Plotting code records:
━━━━━━

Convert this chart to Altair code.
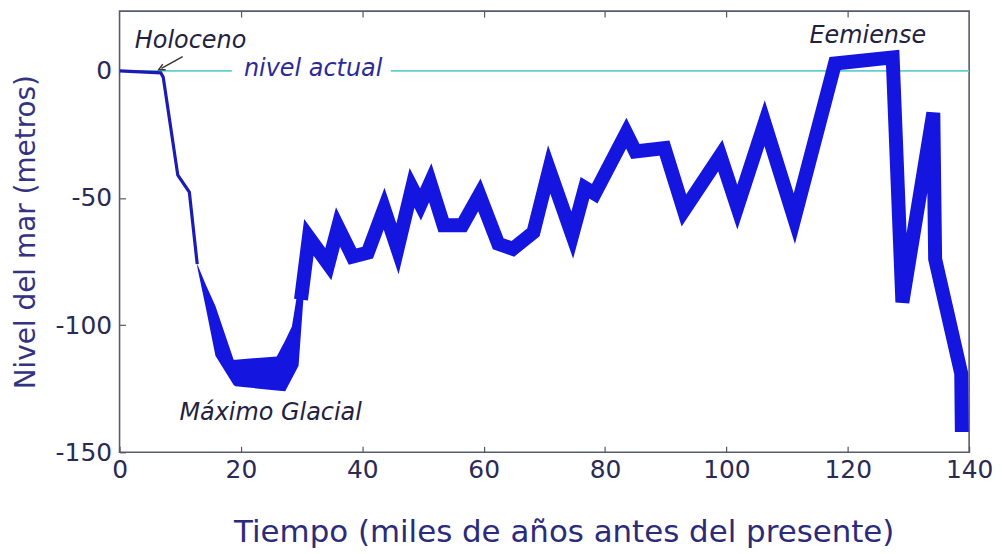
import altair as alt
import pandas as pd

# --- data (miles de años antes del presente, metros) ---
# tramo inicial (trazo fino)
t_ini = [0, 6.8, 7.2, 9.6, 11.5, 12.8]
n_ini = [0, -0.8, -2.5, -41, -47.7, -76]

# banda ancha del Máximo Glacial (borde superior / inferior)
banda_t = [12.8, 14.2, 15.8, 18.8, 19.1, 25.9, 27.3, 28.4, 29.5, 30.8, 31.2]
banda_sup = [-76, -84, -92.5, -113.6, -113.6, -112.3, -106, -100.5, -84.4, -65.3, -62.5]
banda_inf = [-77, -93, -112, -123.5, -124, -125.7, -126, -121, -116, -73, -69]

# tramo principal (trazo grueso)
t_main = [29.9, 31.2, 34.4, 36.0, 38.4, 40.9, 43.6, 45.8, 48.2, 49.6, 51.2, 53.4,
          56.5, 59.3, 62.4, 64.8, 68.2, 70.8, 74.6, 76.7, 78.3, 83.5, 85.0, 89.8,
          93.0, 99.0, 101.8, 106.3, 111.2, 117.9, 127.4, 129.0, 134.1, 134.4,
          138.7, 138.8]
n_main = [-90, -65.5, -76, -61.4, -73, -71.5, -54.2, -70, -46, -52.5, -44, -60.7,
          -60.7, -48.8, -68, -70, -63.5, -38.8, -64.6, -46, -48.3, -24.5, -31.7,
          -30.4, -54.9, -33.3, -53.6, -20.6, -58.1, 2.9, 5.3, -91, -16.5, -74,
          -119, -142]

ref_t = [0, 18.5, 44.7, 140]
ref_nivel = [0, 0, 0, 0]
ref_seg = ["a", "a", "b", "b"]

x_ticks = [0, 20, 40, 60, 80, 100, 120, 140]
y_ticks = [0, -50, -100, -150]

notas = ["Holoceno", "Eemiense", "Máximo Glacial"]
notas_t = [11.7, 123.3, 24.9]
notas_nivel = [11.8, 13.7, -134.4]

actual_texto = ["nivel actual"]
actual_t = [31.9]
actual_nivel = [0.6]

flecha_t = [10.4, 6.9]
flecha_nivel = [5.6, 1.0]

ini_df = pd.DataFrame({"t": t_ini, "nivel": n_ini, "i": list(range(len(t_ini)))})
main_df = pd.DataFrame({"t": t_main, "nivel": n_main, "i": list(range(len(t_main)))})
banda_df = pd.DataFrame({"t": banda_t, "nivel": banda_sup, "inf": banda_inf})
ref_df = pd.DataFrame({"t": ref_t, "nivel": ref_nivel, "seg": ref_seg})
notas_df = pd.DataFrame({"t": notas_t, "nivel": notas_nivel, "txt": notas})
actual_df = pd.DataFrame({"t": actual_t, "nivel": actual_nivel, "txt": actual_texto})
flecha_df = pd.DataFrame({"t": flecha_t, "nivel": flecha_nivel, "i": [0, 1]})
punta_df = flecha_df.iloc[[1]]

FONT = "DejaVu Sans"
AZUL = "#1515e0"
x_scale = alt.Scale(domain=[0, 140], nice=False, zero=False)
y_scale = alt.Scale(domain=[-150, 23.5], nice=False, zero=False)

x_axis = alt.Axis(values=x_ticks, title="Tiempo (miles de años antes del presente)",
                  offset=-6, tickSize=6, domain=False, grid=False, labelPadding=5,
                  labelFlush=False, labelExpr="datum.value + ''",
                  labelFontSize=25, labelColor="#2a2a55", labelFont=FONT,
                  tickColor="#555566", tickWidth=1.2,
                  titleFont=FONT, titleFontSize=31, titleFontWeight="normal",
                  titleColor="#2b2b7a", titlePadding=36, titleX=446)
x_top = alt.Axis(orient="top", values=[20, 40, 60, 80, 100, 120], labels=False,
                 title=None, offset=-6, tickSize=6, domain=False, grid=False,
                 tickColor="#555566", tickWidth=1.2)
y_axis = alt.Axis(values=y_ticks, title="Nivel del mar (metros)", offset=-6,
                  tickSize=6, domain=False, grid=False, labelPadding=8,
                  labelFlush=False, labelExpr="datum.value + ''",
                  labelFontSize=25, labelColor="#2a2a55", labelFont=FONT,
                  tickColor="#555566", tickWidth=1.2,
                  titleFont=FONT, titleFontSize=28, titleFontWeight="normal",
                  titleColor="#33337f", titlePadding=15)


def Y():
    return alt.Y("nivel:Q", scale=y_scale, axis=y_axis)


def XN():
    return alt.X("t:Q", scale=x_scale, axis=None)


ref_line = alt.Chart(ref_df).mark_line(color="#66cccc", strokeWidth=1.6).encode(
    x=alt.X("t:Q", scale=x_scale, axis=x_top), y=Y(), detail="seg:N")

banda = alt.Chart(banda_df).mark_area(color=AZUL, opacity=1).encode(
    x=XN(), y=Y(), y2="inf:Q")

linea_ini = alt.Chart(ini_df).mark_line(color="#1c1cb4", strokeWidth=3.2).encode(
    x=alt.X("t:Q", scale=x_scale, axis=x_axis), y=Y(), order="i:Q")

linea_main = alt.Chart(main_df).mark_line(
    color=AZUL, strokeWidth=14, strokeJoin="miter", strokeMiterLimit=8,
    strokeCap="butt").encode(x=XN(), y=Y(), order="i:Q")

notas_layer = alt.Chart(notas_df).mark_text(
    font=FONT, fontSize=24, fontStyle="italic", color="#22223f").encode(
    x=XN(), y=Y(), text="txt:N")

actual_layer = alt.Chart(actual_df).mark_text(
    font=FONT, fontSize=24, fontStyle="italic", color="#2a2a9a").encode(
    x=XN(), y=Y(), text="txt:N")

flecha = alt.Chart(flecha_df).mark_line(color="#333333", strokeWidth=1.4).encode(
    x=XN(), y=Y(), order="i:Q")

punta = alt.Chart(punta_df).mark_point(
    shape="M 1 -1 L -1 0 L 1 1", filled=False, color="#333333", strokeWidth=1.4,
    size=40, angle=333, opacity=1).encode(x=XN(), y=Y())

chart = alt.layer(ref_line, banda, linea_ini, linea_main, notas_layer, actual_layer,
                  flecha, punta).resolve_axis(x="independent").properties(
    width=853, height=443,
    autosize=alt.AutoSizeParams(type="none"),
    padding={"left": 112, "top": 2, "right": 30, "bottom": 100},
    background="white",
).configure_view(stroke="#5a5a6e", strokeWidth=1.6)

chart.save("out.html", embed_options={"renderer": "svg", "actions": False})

━━━━━━

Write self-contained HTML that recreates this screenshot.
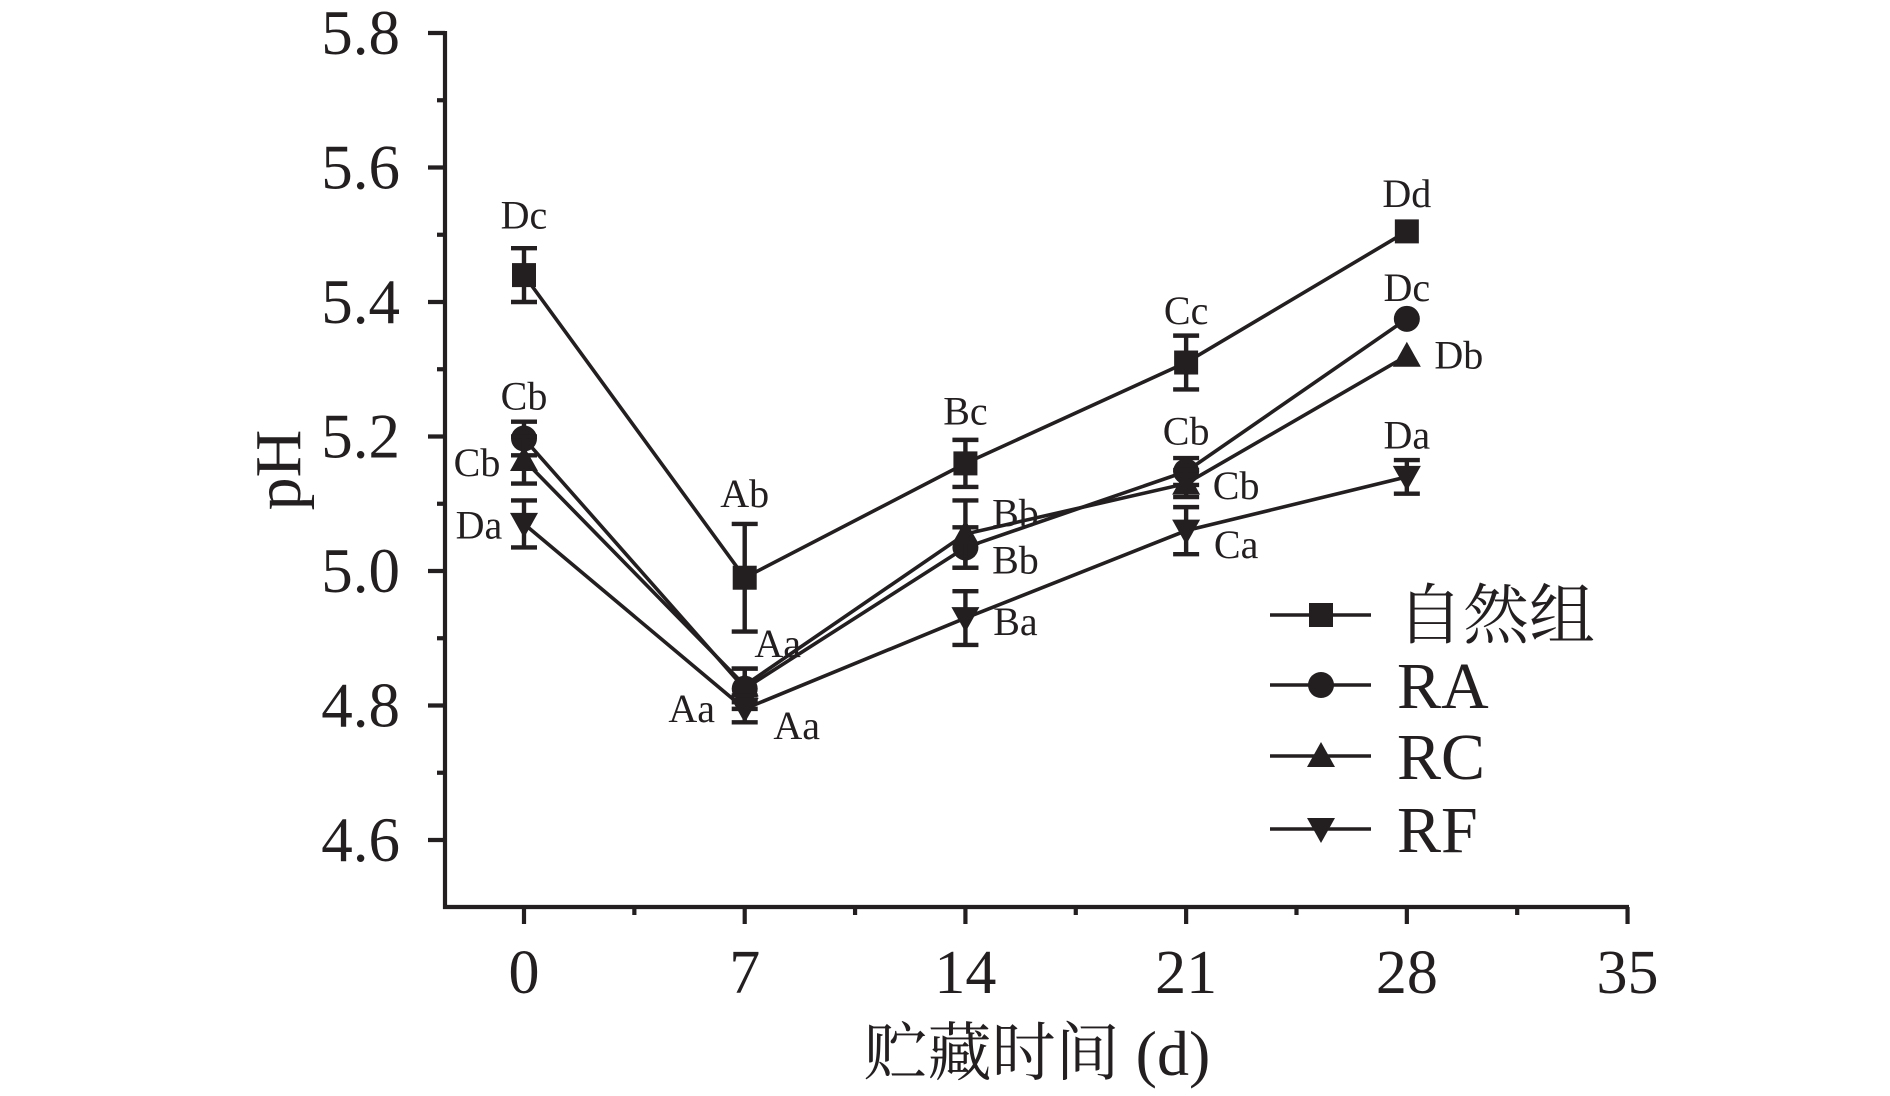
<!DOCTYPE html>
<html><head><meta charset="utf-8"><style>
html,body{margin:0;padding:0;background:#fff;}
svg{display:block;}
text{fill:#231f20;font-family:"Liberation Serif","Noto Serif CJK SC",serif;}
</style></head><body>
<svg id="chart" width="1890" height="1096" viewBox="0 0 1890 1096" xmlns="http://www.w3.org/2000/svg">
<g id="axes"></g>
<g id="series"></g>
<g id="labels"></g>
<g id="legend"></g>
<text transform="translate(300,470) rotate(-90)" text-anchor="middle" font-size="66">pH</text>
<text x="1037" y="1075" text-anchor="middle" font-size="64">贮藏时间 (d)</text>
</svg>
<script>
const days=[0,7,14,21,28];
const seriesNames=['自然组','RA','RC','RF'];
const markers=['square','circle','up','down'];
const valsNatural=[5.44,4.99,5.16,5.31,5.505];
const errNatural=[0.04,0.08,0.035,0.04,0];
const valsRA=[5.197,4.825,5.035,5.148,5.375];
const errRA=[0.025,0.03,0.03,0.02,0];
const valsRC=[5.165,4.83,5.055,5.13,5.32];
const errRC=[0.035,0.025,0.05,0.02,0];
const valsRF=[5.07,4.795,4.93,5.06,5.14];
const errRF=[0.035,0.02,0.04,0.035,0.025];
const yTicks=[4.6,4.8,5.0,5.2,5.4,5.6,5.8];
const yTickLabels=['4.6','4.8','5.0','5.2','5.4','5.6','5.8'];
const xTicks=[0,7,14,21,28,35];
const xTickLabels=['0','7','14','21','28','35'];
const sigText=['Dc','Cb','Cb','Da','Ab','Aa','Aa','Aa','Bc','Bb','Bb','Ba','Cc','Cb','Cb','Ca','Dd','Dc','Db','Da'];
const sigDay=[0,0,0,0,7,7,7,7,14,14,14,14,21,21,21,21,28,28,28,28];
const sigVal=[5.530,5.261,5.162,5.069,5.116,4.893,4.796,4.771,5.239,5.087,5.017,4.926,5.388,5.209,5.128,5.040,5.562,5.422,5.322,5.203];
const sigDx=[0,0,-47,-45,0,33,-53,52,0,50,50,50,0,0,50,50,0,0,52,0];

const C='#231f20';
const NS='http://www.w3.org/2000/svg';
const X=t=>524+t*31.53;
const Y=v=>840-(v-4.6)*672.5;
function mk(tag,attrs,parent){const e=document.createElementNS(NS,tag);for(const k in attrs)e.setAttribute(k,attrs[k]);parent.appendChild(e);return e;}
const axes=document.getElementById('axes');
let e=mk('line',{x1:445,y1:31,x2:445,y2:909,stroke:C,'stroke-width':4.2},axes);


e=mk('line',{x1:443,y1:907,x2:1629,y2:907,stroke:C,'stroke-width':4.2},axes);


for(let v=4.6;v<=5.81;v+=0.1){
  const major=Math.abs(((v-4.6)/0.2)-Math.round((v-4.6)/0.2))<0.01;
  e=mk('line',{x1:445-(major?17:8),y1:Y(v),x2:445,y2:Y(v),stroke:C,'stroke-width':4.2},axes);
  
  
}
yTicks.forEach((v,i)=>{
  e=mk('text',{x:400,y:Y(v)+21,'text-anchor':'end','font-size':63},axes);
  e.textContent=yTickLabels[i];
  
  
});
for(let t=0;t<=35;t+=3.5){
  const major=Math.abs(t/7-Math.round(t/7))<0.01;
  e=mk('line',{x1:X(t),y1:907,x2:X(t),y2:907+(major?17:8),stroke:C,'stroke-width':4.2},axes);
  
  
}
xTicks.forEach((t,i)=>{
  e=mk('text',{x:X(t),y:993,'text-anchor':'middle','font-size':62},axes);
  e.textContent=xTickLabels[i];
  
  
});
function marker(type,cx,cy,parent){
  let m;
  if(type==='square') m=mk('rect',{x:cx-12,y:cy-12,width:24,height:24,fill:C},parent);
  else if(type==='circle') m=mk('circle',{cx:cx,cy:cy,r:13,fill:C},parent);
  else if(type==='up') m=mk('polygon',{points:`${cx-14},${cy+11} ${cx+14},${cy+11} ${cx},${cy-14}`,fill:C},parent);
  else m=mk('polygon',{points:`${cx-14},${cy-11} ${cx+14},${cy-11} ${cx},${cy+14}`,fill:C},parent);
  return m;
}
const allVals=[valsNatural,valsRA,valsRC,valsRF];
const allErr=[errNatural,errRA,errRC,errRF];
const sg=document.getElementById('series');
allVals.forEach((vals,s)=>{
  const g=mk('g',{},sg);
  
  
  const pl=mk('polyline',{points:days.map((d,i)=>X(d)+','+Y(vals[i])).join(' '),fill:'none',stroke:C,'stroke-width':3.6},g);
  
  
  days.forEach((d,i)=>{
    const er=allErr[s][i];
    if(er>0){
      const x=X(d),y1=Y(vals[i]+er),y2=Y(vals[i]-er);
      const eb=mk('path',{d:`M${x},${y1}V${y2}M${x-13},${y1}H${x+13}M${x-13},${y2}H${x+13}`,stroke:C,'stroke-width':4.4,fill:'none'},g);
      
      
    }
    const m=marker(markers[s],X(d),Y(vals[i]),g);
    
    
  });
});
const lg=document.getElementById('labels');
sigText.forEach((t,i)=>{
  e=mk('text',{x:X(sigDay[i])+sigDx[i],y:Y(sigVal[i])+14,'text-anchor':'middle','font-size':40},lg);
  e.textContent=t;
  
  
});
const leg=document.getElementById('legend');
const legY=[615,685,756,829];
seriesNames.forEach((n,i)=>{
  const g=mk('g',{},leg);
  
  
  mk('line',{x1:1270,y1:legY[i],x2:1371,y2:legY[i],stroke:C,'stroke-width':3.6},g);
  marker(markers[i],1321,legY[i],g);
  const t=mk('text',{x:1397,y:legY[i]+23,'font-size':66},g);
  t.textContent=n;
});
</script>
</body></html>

━━━━━━

Problem to solve: Above are records; repeat only the lines from the line with "Convert this chart to Altair code." through the line with "y_ticks = [0, -50, -100, -150]", and leave pictures out.

Result below:
Convert this chart to Altair code.
import altair as alt
import pandas as pd

# --- data (miles de años antes del presente, metros) ---
# tramo inicial (trazo fino)
t_ini = [0, 6.8, 7.2, 9.6, 11.5, 12.8]
n_ini = [0, -0.8, -2.5, -41, -47.7, -76]

# banda ancha del Máximo Glacial (borde superior / inferior)
banda_t = [12.8, 14.2, 15.8, 18.8, 19.1, 25.9, 27.3, 28.4, 29.5, 30.8, 31.2]
banda_sup = [-76, -84, -92.5, -113.6, -113.6, -112.3, -106, -100.5, -84.4, -65.3, -62.5]
banda_inf = [-77, -93, -112, -123.5, -124, -125.7, -126, -121, -116, -73, -69]

# tramo principal (trazo grueso)
t_main = [29.9, 31.2, 34.4, 36.0, 38.4, 40.9, 43.6, 45.8, 48.2, 49.6, 51.2, 53.4,
          56.5, 59.3, 62.4, 64.8, 68.2, 70.8, 74.6, 76.7, 78.3, 83.5, 85.0, 89.8,
          93.0, 99.0, 101.8, 106.3, 111.2, 117.9, 127.4, 129.0, 134.1, 134.4,
          138.7, 138.8]
n_main = [-90, -65.5, -76, -61.4, -73, -71.5, -54.2, -70, -46, -52.5, -44, -60.7,
          -60.7, -48.8, -68, -70, -63.5, -38.8, -64.6, -46, -48.3, -24.5, -31.7,
          -30.4, -54.9, -33.3, -53.6, -20.6, -58.1, 2.9, 5.3, -91, -16.5, -74,
          -119, -142]

ref_t = [0, 18.5, 44.7, 140]
ref_nivel = [0, 0, 0, 0]
ref_seg = ["a", "a", "b", "b"]

x_ticks = [0, 20, 40, 60, 80, 100, 120, 140]
y_ticks = [0, -50, -100, -150]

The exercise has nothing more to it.